Figure 4: Initial DINOv2 representations are already foreground-background and edge-aware. Domain adaptation clusters features more closely with cell structure, but fine-tuning is essential for sharp object-level organization.

DINOCell’s encoder output transitions from noisy, weakly organized embeddings to highly object-aware, spatially coherent groupings demarcating cell interiors and borders.

Segmentation Performance Across Datasets

DINOCell’s performance is benchmarked on both aggregate and per-dataset splits using Maximum Matching Accuracy (MMA), SEG, and DET metrics. Results show high accuracy for morphologically simple datasets and strong robustness across diverse imaging conditions and cell types.

Figure 5: Per-dataset MMA scores reveal near-saturating performance for typical cell morphologies; the model handles variable density, shape, and modality with consistently high segmentation fidelity.

Certain classes—elongated or highly connected instances (e.g., C. elegans—Omnipose Worm) or complex embryonal cells with thin processes (NTERA-2)—pose challenges, resulting in over-segmentation or fragmented masks.

Comparison with Prior Segmentation Models

Head-to-head evaluation with state-of-the-art segmentation-pretrained models (SAMCell, Cellpose-SAM) highlights DINOCell’s quantitative and qualitative superiority:

On the in-distribution LIVECell benchmark, DINOCell demonstrates an MMA of 0.875 and a SEG of 0.784, translating to >5–10% improvements over strong baselines.
For OOD zero-shot datasets (PBL-HEK, PBL-N2A, Glioma C6), DINOCell’s MMA improvements relative to the best competitor are 8–44%, with particularly pronounced gains for the most challenging, variable-morphology datasets.
Figure 6: Visual and metric comparisons on LIVECell and OOD datasets; DINOCell achieves sharper boundaries, less clumping/fragmentation, and higher true instance recall than SAMCell and Cellpose-SAM.

Principal component analysis of encoder output further confirms that DINOCell’s features are more object-aligned and spatially coherent than those derived from task-pretrained ViTs not domain-adapted for microscopy.

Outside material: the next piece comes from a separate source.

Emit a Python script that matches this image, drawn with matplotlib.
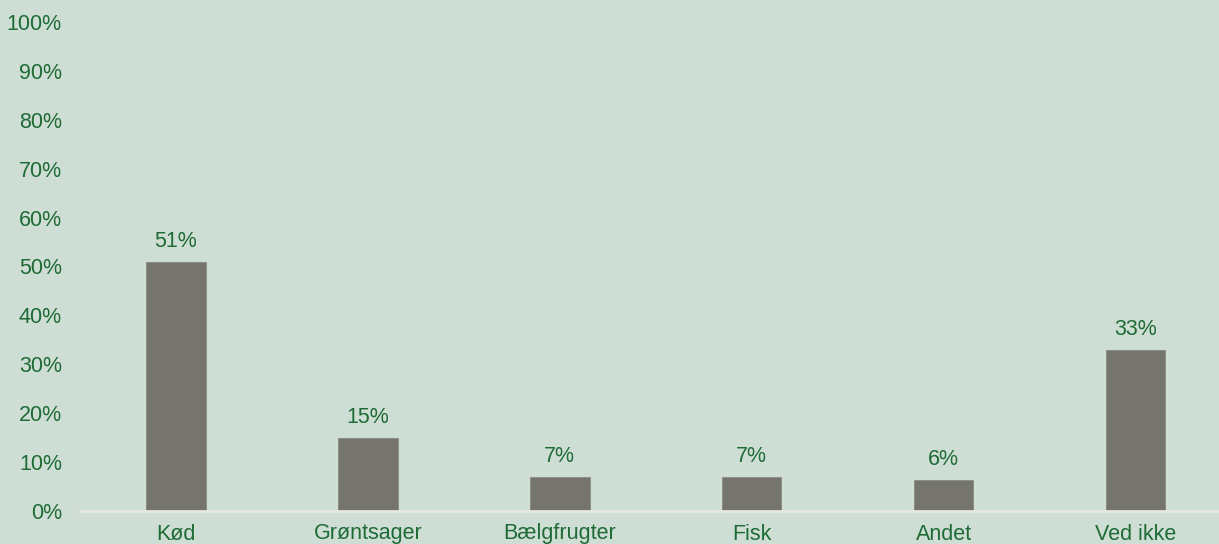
import matplotlib.pyplot as plt
from matplotlib.ticker import PercentFormatter

plt.rcParams['font.family'] = ['Liberation Sans', 'DejaVu Sans']

categories = ['Kød', 'Grøntsager', 'Bælgfrugter', 'Fisk', 'Andet', 'Ved ikke']
values = [51, 15, 7, 7, 6.4, 33]
labels = ['51%', '15%', '7%', '7%', '6%', '33%']

bg = '#CEDED4'
green = '#1E6B36'
bar_col = '#76756D'

fig = plt.figure(figsize=(12.19, 5.44), dpi=100, facecolor=bg)
ax = fig.add_axes([80 / 1219, 33 / 544, 1139 / 1219, 489 / 544])
ax.set_facecolor(bg)

x = range(len(categories))
ax.bar(x, values, width=0.31, color=bar_col, edgecolor='#8a8983', linewidth=0.6, zorder=2)

for i, (v, lab) in enumerate(zip(values, labels)):
    ax.annotate(lab, (i, v), xytext=(0, 14.5), textcoords='offset points',
                ha='center', va='center', fontsize=15.5, color=green)

ax.set_xlim(-0.5, 5.435)
ax.set_ylim(0, 100)
ax.set_yticks(range(0, 101, 10))
ax.yaxis.set_major_formatter(PercentFormatter(decimals=0))
ax.set_xticks(list(x))
ax.set_xticklabels(categories)
ax.tick_params(axis='both', length=0, labelsize=15.5, labelcolor=green)
ax.tick_params(axis='x', pad=9)
ax.tick_params(axis='y', pad=13)
for lab in ax.get_yticklabels():
    lab.set_verticalalignment('center_baseline')

for s in ['top', 'right', 'left']:
    ax.spines[s].set_visible(False)
ax.spines['bottom'].set_color('#E6E6E2')
ax.spines['bottom'].set_linewidth(2)

fig.savefig('out.png', dpi=100, facecolor=bg)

Discussion and Implications

DINOCell establishes that large-scale self-supervised pretraining with subsequent domain adaptation provides a robust foundation for cell segmentation, outperforming segmentation-pretrained models, especially under significant domain shift. This separates the concerns of "what to segment" (domain-level visual structure) from "how to segment" (segmentation objective and decoding mechanism), suggesting that domain-aligned representations are more transferable than task-aligned but domain-mismatched ones.

The negligible effect of extended domain adaptation post-DINOv2 points to an inherent robustness and generalizability in features learned from vast, curated datasets via self-supervision; essential for deploying segmentation models to new biological imaging modalities where annotated data is limited or non-existent.

The introduced ignore-masking technique to address annotation incompleteness in biological datasets also advances practical segmentation performance, reducing overfitting and instability caused by label noise.

The results imply that, for downstream biomedical imaging tasks, leveraging foundation models with self-supervised, domain-aligned pretraining yields models more robust to domain shift than those relying on cross-domain segmentation annotation transfer (e.g., SAM). Further, this approach is likely extensible beyond cell segmentation—other imaging tasks in histology, pathology, and organ segmentation may benefit from similar self-supervised pipelines employing large-scale domain adaptation before target-specific fine-tuning.

Conclusion

DINOCell provides a compelling demonstration that self-supervised vision transformer pretraining, with minimal domain adaptation, offers substantial improvements over task-pretrained models for cell instance segmentation under diverse imaging conditions. The model achieves strong in-domain accuracy, exceptional zero-shot transfer, and qualitatively superior object representations, underlined by consistent outperformance of prior methods across metrics and datasets. This advances the state of the art in label-efficient, domain-robust cell segmentation and motivates further investigation into domain-adaptive self-supervised learning pipelines for broader applications in biological image analysis.